__SHORT PROBLEM__. Any pictures in the records below must be left out when you repeat the lines from the line containing "Write the matplotlib code for this chart." through the line containing "plt.rcParams['font.family'] = ['Lato', 'DejaVu" exactly.

-------- GIVEN ENTRIES

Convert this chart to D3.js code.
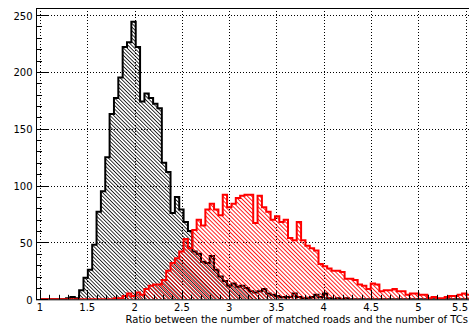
<!DOCTYPE html>
<html>
<head>
<meta charset="utf-8">
<script src="https://cdn.jsdelivr.net/npm/d3@7/dist/d3.min.js"></script>
<style>
  html, body { margin: 0; padding: 0; background: #fff; }
  svg { display: block; }
  text { font-family: "DejaVu Sans", sans-serif; font-size: 10px; fill: #000; }
</style>
</head>
<body>
<svg id="chart" width="469" height="327"></svg>
<script>
// Histogram binning: 100 bins starting at 1.0
const binStart = 1.0;
const binWidth = 0.046;

// Black histogram (matched roads / TCs, sample A)
const blackCounts = [
  0, 0, 0, 0, 0, 0, 1, 2, 1, 8,
  19, 26, 48, 77, 95, 125, 163, 177, 195, 222,
  226, 244, 222, 174, 181, 177, 172, 168, 120, 112,
  76, 90, 79, 68, 60, 42, 40, 33, 32, 38,
  26, 20, 16, 12, 14, 11, 12, 10, 7, 6,
  7, 9, 5, 4, 3, 2, 2, 2, 5, 2,
  1, 1, 2, 4, 2, 5, 1, 0, 1, 0,
  1, 0, 0, 0, 0, 0, 0, 0, 0, 0,
  0, 0, 0, 0, 0, 0, 0, 0, 0, 0,
  0, 0, 0, 0, 0, 0, 0, 0, 0, 0
];

// Red histogram (matched roads / TCs, sample B)
const redCounts = [
  0, 0, 0, 0, 0, 0, 0, 0, 0, 0,
  0, 0, 0, 0, 0, 0, 0, 1, 1, 3,
  5, 3, 6, 4, 9, 12, 13, 13, 17, 25,
  32, 36, 42, 53, 45, 61, 70, 65, 79, 84,
  79, 74, 92, 81, 84, 89, 91, 92, 92, 67,
  91, 81, 77, 70, 73, 68, 70, 54, 52, 68,
  52, 47, 45, 43, 31, 29, 27, 25, 25, 24,
  18, 18, 17, 13, 12, 9, 14, 13, 7, 8,
  8, 9, 7, 7, 4, 5, 5, 4, 4, 1,
  2, 1, 1, 2, 3, 3, 4, 5, 4, 3
];

// Axis ticks
const xTickValues = [1, 1.5, 2, 2.5, 3, 3.5, 4, 4.5, 5, 5.5];
const xTickLabels = ["1", "1.5", "2", "2.5", "3", "3.5", "4", "4.5", "5", "5.5"];
const yTickValues = [0, 50, 100, 150, 200, 250];
const yTickLabels = ["0", "50", "100", "150", "200", "250"];
const xTitle = "Ratio between the number of matched roads and the number of TCs";

const xDomain = [0.958, 5.556];
const yDomain = [0, 256.2];

const W = 469;
const svg = d3.select("#chart");
const frame = { left: 36, right: 471, top: 8, bottom: 299.3 };

const x = d3.scaleLinear().domain(xDomain).range([frame.left, frame.right]);
const y = d3.scaleLinear().domain(yDomain).range([frame.bottom, frame.top]);

const defs = svg.append("defs");
defs.append("clipPath").attr("id", "frameClip")
  .append("rect")
  .attr("x", frame.left).attr("y", frame.top)
  .attr("width", frame.right - frame.left)
  .attr("height", frame.bottom - frame.top);

// Diagonal hatch patterns ("\\\" direction), drawn aliased like a raster plot
function hatch(id, color, spacing) {
  const p = defs.append("pattern")
    .attr("id", id)
    .attr("patternUnits", "userSpaceOnUse")
    .attr("width", spacing).attr("height", spacing)
    .attr("patternTransform", "rotate(45)");
  p.append("line")
    .attr("x1", -1).attr("y1", spacing / 2)
    .attr("x2", spacing + 1).attr("y2", spacing / 2)
    .attr("stroke", color).attr("stroke-width", 0.9)
    .attr("shape-rendering", "crispEdges");
}
hatch("hatchBlack", "#000", 2.6);
hatch("hatchRed", "#ff0000", 2.9);

// Grid
const grid = svg.append("g")
  .attr("stroke", "#000").attr("stroke-width", 1)
  .attr("stroke-dasharray", "1,2").attr("fill", "none");
xTickValues.forEach(v => {
  const px = Math.round(x(v)) + 0.5;
  grid.append("line").attr("x1", px).attr("x2", px)
    .attr("y1", frame.top).attr("y2", frame.bottom);
});
yTickValues.filter(v => v > 0).forEach(v => {
  const py = Math.round(y(v)) + 0.5;
  grid.append("line").attr("x1", frame.left).attr("x2", frame.right)
    .attr("y1", py).attr("y2", py);
});

// Step outline of a histogram
function stepPath(counts) {
  const pts = [[x(binStart), y(0)]];
  counts.forEach((c, i) => {
    const lo = binStart + i * binWidth;
    const hi = lo + binWidth;
    pts.push([x(lo), y(c)], [x(hi), y(c)]);
  });
  pts.push([x(binStart + counts.length * binWidth), y(0)]);
  return "M" + pts.map(p => p[0].toFixed(2) + "," + p[1].toFixed(2)).join("L");
}

const plot = svg.append("g").attr("clip-path", "url(#frameClip)");

function drawHist(counts, color, patternId) {
  plot.append("path").attr("d", stepPath(counts) + "Z")
    .attr("fill", `url(#${patternId})`).attr("stroke", "none");
  plot.append("path").attr("d", stepPath(counts))
    .attr("fill", "none").attr("stroke", color)
    .attr("stroke-width", 2).attr("stroke-linejoin", "miter");
}
drawHist(blackCounts, "#000", "hatchBlack");
drawHist(redCounts, "#ff0000", "hatchRed");

// Frame
svg.append("rect")
  .attr("x", frame.left + 0.5).attr("y", frame.top + 0.5)
  .attr("width", frame.right - frame.left)
  .attr("height", frame.bottom - frame.top)
  .attr("fill", "none").attr("stroke", "#000").attr("stroke-width", 1);

// X axis ticks (major 0.5, minor 0.1)
const axes = svg.append("g").attr("stroke", "#000").attr("stroke-width", 1);
const xMinor = d3.range(10, 56).map(v => v / 10);
xMinor.forEach(v => {
  const major = Math.abs(v * 2 - Math.round(v * 2)) < 1e-6;
  const px = Math.round(x(v)) + 0.5;
  axes.append("line").attr("x1", px).attr("x2", px)
    .attr("y1", frame.bottom).attr("y2", frame.bottom - (major ? 9 : 4.5));
});

// Y axis ticks (major 50, minor 10)
const yMinor = d3.range(0, 251, 10);
yMinor.forEach(v => {
  const major = v % 50 === 0;
  const py = Math.round(y(v)) + 0.5;
  axes.append("line").attr("x1", frame.left).attr("x2", frame.left + (major ? 12 : 6))
    .attr("y1", py).attr("y2", py);
});

// Tick labels; the last one is kept inside the drawing area
const xLabels = svg.append("g").selectAll("text").data(xTickValues).join("text")
  .attr("x", d => x(d)).attr("y", 311)
  .attr("text-anchor", "middle")
  .text((d, i) => xTickLabels[i]);
xLabels.each(function () {
  const b = this.getBBox();
  if (b.x + b.width > W - 1) {
    d3.select(this).attr("x", W - 1).attr("text-anchor", "end");
  }
});

svg.append("g").selectAll("text").data(yTickValues).join("text")
  .attr("x", 32.5).attr("y", d => y(d) + 1)
  .attr("text-anchor", "end").attr("dominant-baseline", "central")
  .text((d, i) => yTickLabels[i]);

// Axis title, right-aligned near the axis end
svg.append("text")
  .attr("x", 468).attr("y", 322.7)
  .attr("text-anchor", "end")
  .text(xTitle);
</script>
</body>
</html>
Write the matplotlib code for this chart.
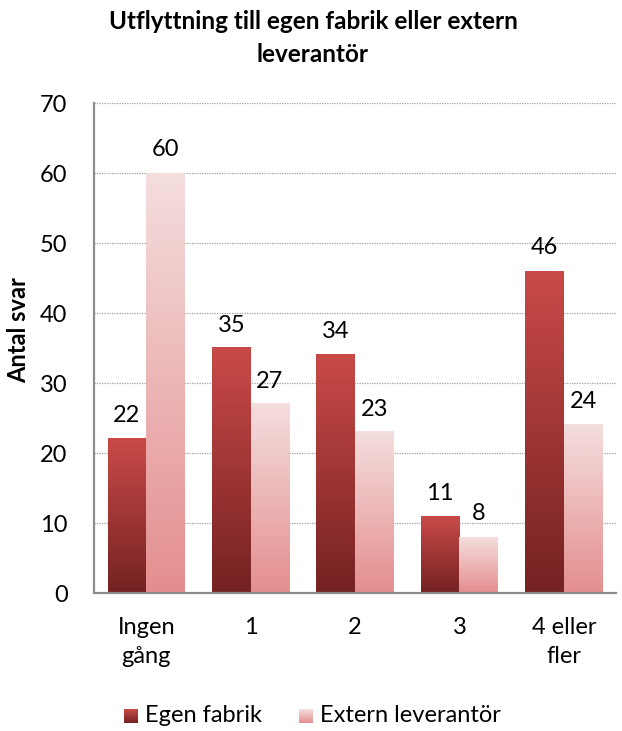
import numpy as np
import matplotlib
matplotlib.use("Agg")
import matplotlib.pyplot as plt
from matplotlib.colors import LinearSegmentedColormap

plt.rcParams['font.family'] = ['Lato', 'DejaVu Sans']

categories = ["Ingen\ngång", "1", "2", "3", "4 eller\nfler"]
series_names = ["Egen fabrik", "Extern leverantör"]
egen = [22, 35, 34, 11, 46]
extern = [60, 27, 23, 8, 24]
title = "Utflyttning till egen fabrik eller extern\nleverantör"
ylabel = "Antal svar"

FS = 17

fig = plt.figure(figsize=(6.22, 7.31), dpi=100)
ax = fig.add_axes([94/622, 1-593/731, (616-94)/622, (593-103)/731])

cmaps = [
    LinearSegmentedColormap.from_list("egen", ["#742222", "#c94a48"]),
    LinearSegmentedColormap.from_list("ext", ["#e48e8e", "#f4dede"]),
]
grad = np.linspace(0, 1, 256).reshape(-1, 1)
bw = 0.37
x = np.arange(len(categories))
for si, vals in enumerate([egen, extern]):
    offs = (si - 0.5) * bw
    for xi, v in zip(x, vals):
        left = xi + offs - bw / 2
        ax.imshow(grad, cmap=cmaps[si], origin="lower", aspect="auto",
                  extent=(left, left + bw, 0, v), zorder=3)
        ax.annotate(str(v), (xi + offs, v), xytext=(0, 9), textcoords="offset points",
                    ha="center", va="bottom", fontsize=FS, color="black", zorder=4)

ax.set_xlim(-0.5, len(categories) - 0.5)
ax.set_ylim(0, 70)
ax.set_yticks(range(0, 71, 10))
ax.set_xticks(x)
ax.set_xticklabels(categories, fontsize=FS, linespacing=1.5)
ax.tick_params(axis="y", labelsize=FS, length=0, pad=19)
ax.tick_params(axis="x", length=0, pad=17)
ax.grid(axis="y", linestyle=(0, (1, 1)), color="#a0a0a0", linewidth=0.9, zorder=0)
ax.set_axisbelow(True)
for s in ["top", "right"]:
    ax.spines[s].set_visible(False)
for s in ["left", "bottom"]:
    ax.spines[s].set_color("#8c8c8c")
    ax.spines[s].set_linewidth(1.6)
    ax.spines[s].set_zorder(5)

fig.text(313/622, 1-10/731, title, ha="center", va="top", fontsize=17.5,
         fontweight="bold", linespacing=1.55)
fig.text(19/622, 1-330/731, ylabel, ha="center", va="center", rotation=90,
         fontsize=FS, fontweight="bold")

# legend
leg_items = [(124, series_names[0], cmaps[0]), (299, series_names[1], cmaps[1])]
ly = 716
for px, name, cm in leg_items:
    lax = fig.add_axes([px/622, 1-(ly+7)/731, 14/622, 14/731])
    lax.imshow(grad, cmap=cm, origin="lower", aspect="auto")
    lax.axis("off")
    fig.text((px+21)/622, 1-ly/731, name, ha="left", va="center", fontsize=FS)

fig.savefig("out.png", dpi=100)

----------------

__SOLUTION FOR THIS PROBLEM__.
Write the matplotlib code for this chart.
import numpy as np
import matplotlib
matplotlib.use("Agg")
import matplotlib.pyplot as plt
from matplotlib.colors import LinearSegmentedColormap

plt.rcParams['font.family'] = ['Lato', 'DejaVu Sans']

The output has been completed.